Question

use the Second Fundamental Theorem of Calculus to evaluate each definite integral. $$ \int_{-1}^{2} x^{4} d x $$

Short answer

The definite integral evaluates to \( \frac{33}{5} \).

Step-by-step solution

Identify the integrand

The function we need to integrate is the polynomial function: \( f(x) = x^4 \).

Apply the Power Rule for Integration

To find the antiderivative of \( f(x) = x^4 \), we use the power rule: \( \int x^n \, dx = \frac{x^{n+1}}{n+1} + C \). For \( x^4 \), it becomes \( \frac{x^5}{5} + C \).

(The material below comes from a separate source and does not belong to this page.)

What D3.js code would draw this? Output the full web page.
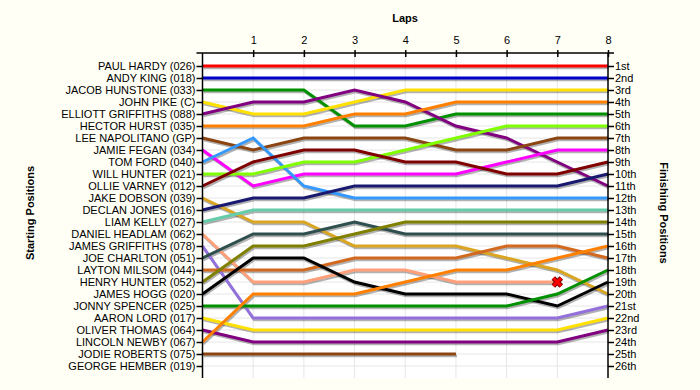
<!DOCTYPE html>
<html>
<head>
<meta charset="utf-8">
<script src="https://cdn.jsdelivr.net/npm/d3@7"></script>
<style>
  body { margin: 0; background: #fffff5; }
  text { font-family: "Liberation Sans", Arial, sans-serif; font-size: 11px; fill: #000; }
</style>
</head>
<body>
<div id="chart"></div>
<script>
// starting grid order (position 1..26)
var drivers = [
    "PAUL HARDY (026)", "ANDY KING (018)", "JACOB HUNSTONE (033)", "JOHN PIKE (C)",
    "ELLIOTT GRIFFITHS (088)", "HECTOR HURST (035)", "LEE NAPOLITANO (GP)", "JAMIE FEGAN (034)",
    "TOM FORD (040)", "WILL HUNTER (021)", "OLLIE VARNEY (012)", "JAKE DOBSON (039)",
    "DECLAN JONES (016)", "LIAM KELLY (027)", "DANIEL HEADLAM (062)", "JAMES GRIFFITHS (078)",
    "JOE CHARLTON (051)", "LAYTON MILSOM (044)", "HENRY HUNTER (052)", "JAMES HOGG (020)",
    "JONNY SPENCER (025)", "AARON LORD (017)", "OLIVER THOMAS (064)", "LINCOLN NEWBY (067)",
    "JODIE ROBERTS (075)", "GEORGE HEMBER (019)"
];

var colors = [
    "#ff0000", "#0000c8", "#009000", "#ffe000", "#800080", "#ff8000", "#8b4513", "#ff00ff",
    "#3399ff", "#80ff00", "#800000", "#daa520", "#191970", "#66cdaa", "#ffa07a", "#9370db",
    "#2f4f4f", "#d2691e", "#808000", "#000000", "#009000", "#ffe000", "#800080", "#ff8000",
    "#8b4513", "#808080"
];

// position at lap 0..8 for each driver (shorter = retired)
var positions = [
    [1, 1, 1, 1, 1, 1, 1, 1, 1],
    [2, 2, 2, 2, 2, 2, 2, 2, 2],
    [3, 3, 3, 6, 6, 5, 5, 5, 5],
    [4, 5, 5, 4, 3, 3, 3, 3, 3],
    [5, 4, 4, 3, 4, 6, 7, 9, 11],
    [6, 6, 6, 5, 5, 4, 4, 4, 4],
    [7, 8, 7, 7, 7, 8, 8, 7, 7],
    [8, 11, 10, 10, 10, 10, 9, 8, 8],
    [9, 7, 11, 12, 12, 12, 12, 12, 12],
    [10, 10, 9, 9, 8, 7, 6, 6, 6],
    [11, 9, 8, 8, 9, 9, 10, 10, 9],
    [12, 14, 14, 16, 16, 16, 17, 18, 20],
    [13, 12, 12, 11, 11, 11, 11, 11, 10],
    [14, 13, 13, 13, 13, 13, 13, 13, 13],
    [15, 19, 19, 18, 18, 19, 19, 19],
    [16, 22, 22, 22, 22, 22, 22, 22, 21],
    [17, 15, 15, 14, 15, 15, 15, 15, 15],
    [18, 18, 18, 17, 17, 17, 16, 16, 17],
    [19, 16, 16, 15, 14, 14, 14, 14, 14],
    [20, 17, 17, 19, 20, 20, 20, 21, 19],
    [21, 21, 21, 21, 21, 21, 21, 20, 18],
    [22, 23, 23, 23, 23, 23, 23, 23, 22],
    [23, 24, 24, 24, 24, 24, 24, 24, 23],
    [24, 20, 20, 20, 19, 18, 18, 17, 16],
    [25, 25, 25, 25, 25, 25],
    []
];

// drivers marked with a cross where they stopped
var crashed = ["DANIEL HEADLAM (062)"];

var laps = [0, 1, 2, 3, 4, 5, 6, 7, 8];
var finishLabels = ["1st", "2nd", "3rd", "4th", "5th", "6th", "7th", "8th", "9th", "10th",
    "11th", "12th", "13th", "14th", "15th", "16th", "17th", "18th", "19th", "20th",
    "21st", "22nd", "23rd", "24th", "25th", "26th"];

var width = 700, height = 390;
var svg = d3.select("#chart").append("svg").attr("width", width).attr("height", height);

var x = d3.scaleLinear().domain([0, 8]).range([202.5, 608]);
var y = d3.scaleLinear().domain([0, 27]).range([54, 378]);
var posList = d3.range(1, 27);

// plot area
svg.append("rect")
    .attr("x", x(0)).attr("y", y(0))
    .attr("width", x(8) - x(0)).attr("height", y(27) - y(0))
    .attr("fill", "#fff");

// grid
svg.append("g").selectAll("line").data(laps.slice(1, 8)).enter().append("line")
    .attr("x1", d => x(d)).attr("x2", d => x(d))
    .attr("y1", y(0)).attr("y2", y(27))
    .attr("stroke", "#e6e6e6").attr("stroke-width", 1);
svg.append("g").selectAll("line").data(posList).enter().append("line")
    .attr("x1", x(0)).attr("x2", x(8))
    .attr("y1", d => y(d)).attr("y2", d => y(d))
    .attr("stroke", "#e6e6e6").attr("stroke-width", 1);

var line = d3.line().x((d, i) => x(i)).y(d => y(d));
var series = drivers.map((name, i) => ({ name: name, color: colors[i], pos: positions[i] }))
    .filter(d => d.pos.length > 1);

// shadows
svg.append("g").attr("transform", "translate(1,2)")
    .selectAll("path").data(series).enter().append("path")
    .attr("d", d => line(d.pos))
    .attr("fill", "none").attr("stroke", "#000").attr("stroke-opacity", 0.3)
    .attr("stroke-width", 2.5);

svg.append("g")
    .selectAll("path").data(series).enter().append("path")
    .attr("d", d => line(d.pos))
    .attr("fill", "none").attr("stroke", d => d.color)
    .attr("stroke-width", 3);

// crash markers
var cross = svg.append("g").selectAll("g").data(series.filter(d => crashed.indexOf(d.name) >= 0))
    .enter().append("g")
    .attr("transform", d => `translate(${x(d.pos.length - 1)},${y(d.pos[d.pos.length - 1])})`);
cross.append("path").attr("d", "M-4,-4L4,4M4,-4L-4,4")
    .attr("stroke", "#700").attr("stroke-width", 5);
cross.append("path").attr("d", "M-4,-4L4,4M4,-4L-4,4")
    .attr("stroke", "#f00").attr("stroke-width", 3);

// axes
var lapAxis = d3.axisTop(x).tickValues(laps.slice(1)).tickSize(3).tickSizeOuter(0);
svg.append("g").attr("transform", `translate(0,${y(0) - 1})`)
    .call(lapAxis)
    .call(g => g.select(".domain").attr("d", `M${x(0) - 6},0H${x(8) + 6}`))
    .call(g => g.selectAll(".tick line").attr("y2", 4).attr("y1", -3))
    .call(g => g.selectAll(".tick text").attr("y", -7).attr("dy", "-0.2em"));

var startAxis = d3.axisLeft(y).tickValues(posList).tickFormat(d => drivers[d - 1]).tickSize(6).tickSizeOuter(0);
svg.append("g").attr("transform", `translate(${x(0)},0)`)
    .call(startAxis)
    .call(g => g.select(".domain").attr("d", `M0,${y(0) - 1}V${y(27)}`))
    .call(g => g.selectAll(".tick text").attr("x", -7).attr("fill", "#0a1030"));

var finishAxis = d3.axisRight(y).tickValues(posList).tickFormat(d => finishLabels[d - 1]).tickSize(6).tickSizeOuter(0);
svg.append("g").attr("transform", `translate(${x(8)},0)`)
    .call(finishAxis)
    .call(g => g.select(".domain").attr("d", `M0,${y(0) - 1}V${y(27)}`))
    .call(g => g.selectAll(".tick text").attr("x", 7).attr("fill", "#0a1030"));

svg.selectAll(".tick text").style("font-size", "11px").style("font-family", "'Liberation Sans', Arial, sans-serif");
svg.selectAll(".domain, .tick line").attr("stroke", "#000").attr("stroke-width", 1.5);

// titles
svg.append("text").attr("x", 405).attr("y", 22).attr("text-anchor", "middle")
    .style("font-weight", "bold").text("Laps");
svg.append("text").attr("transform", "translate(34,213) rotate(-90)").attr("text-anchor", "middle")
    .style("font-weight", "bold").text("Starting Positions");
svg.append("text").attr("transform", "translate(660,213) rotate(90)").attr("text-anchor", "middle")
    .style("font-weight", "bold").text("Finishing Positions");
</script>
</body>
</html>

Evaluate the Antiderivative at the Upper Limit

Using the Second Fundamental Theorem of Calculus, evaluate the antiderivative \( \frac{x^5}{5} \) at \( x = 2 \): \[ \frac{2^5}{5} = \frac{32}{5} \]

Evaluate the Antiderivative at the Lower Limit

Now, evaluate \( \frac{x^5}{5} \) at \( x = -1 \): \[ \frac{(-1)^5}{5} = \frac{-1}{5} \]

Calculate the Definite Integral

Subtract the result from the lower limit from the result of the upper limit: \[ \frac{32}{5} - \left(\frac{-1}{5}\right) = \frac{32}{5} + \frac{1}{5} = \frac{33}{5} \]

Key concepts

Definite Integral

A definite integral represents the accumulation of quantities, and it computes the net area under a curve within a given interval. In our exercise, we are dealing with the integral \[ \int_{-1}^{2} x^{4} \, dx \] which tells us to find the total area under the curve of the function \( f(x) = x^4 \) from \( x = -1 \) to \( x = 2 \).

• The process begins by finding an antiderivative, which can be thought of as the opposite of differentiation.
• After obtaining the antiderivative, we apply the Second Fundamental Theorem of Calculus, which ensures us the evaluation of the antiderivative at the upper limit minus the evaluation at the lower limit provides the value of the integral.

In simpler terms, it's about finding the total change over an interval, which is essential in many real-world applications, such as calculating distances from velocity data or determining the total growth from a rate of change.

Antiderivative

The antiderivative, or indefinite integral, is the function that reverses differentiation. Suppose we have a function \( f(x) \), its antiderivative \( F(x) \) is another function such that \( F'(x) = f(x) \). For our function \( f(x) = x^4 \), the antiderivative involves increasing the power of the term by one and then dividing by the new exponent. Given the power rule, this means:\[ \int x^4 \, dx = \frac{x^5}{5} + C \]where \( C \) represents the constant of integration, which accounts for any constant term that vanishes when deriving. In the context of definite integrals, like in our problem, the constant \( C \) cancels out when subtracting the values obtained from the upper and lower limits, which is why it's not included in the final calculation. Identifying the antiderivative correctly allows us to apply the Second Fundamental Theorem of Calculus, crucial for finding the definite integral.

Power Rule for Integration

The power rule for integration is a straightforward tool used to find the antiderivative of powers of \( x \). It is a foundational method needed to tackle polynomial functions such as those encountered often in calculus.The rule is stated as:\[ \int x^n \, dx = \frac{x^{n+1}}{n+1} + C \]where \( n \) is not equal to \(-1\), and \( C \) is the constant of integration. Applying this rule:

• Identify \( n \) from your function. In our case, for \( f(x) = x^4 \), \( n = 4 \).
• Increase the power by one, so \( x^4 \) becomes \( x^5 \).
• Divide the new expression by the new power, yielding \( \frac{x^5}{5} \).

Thus concluding that the power rule effectively reconstructs the polynomial's original form, but now as an antiderivative, laying down the path to evaluating definite integrals efficiently.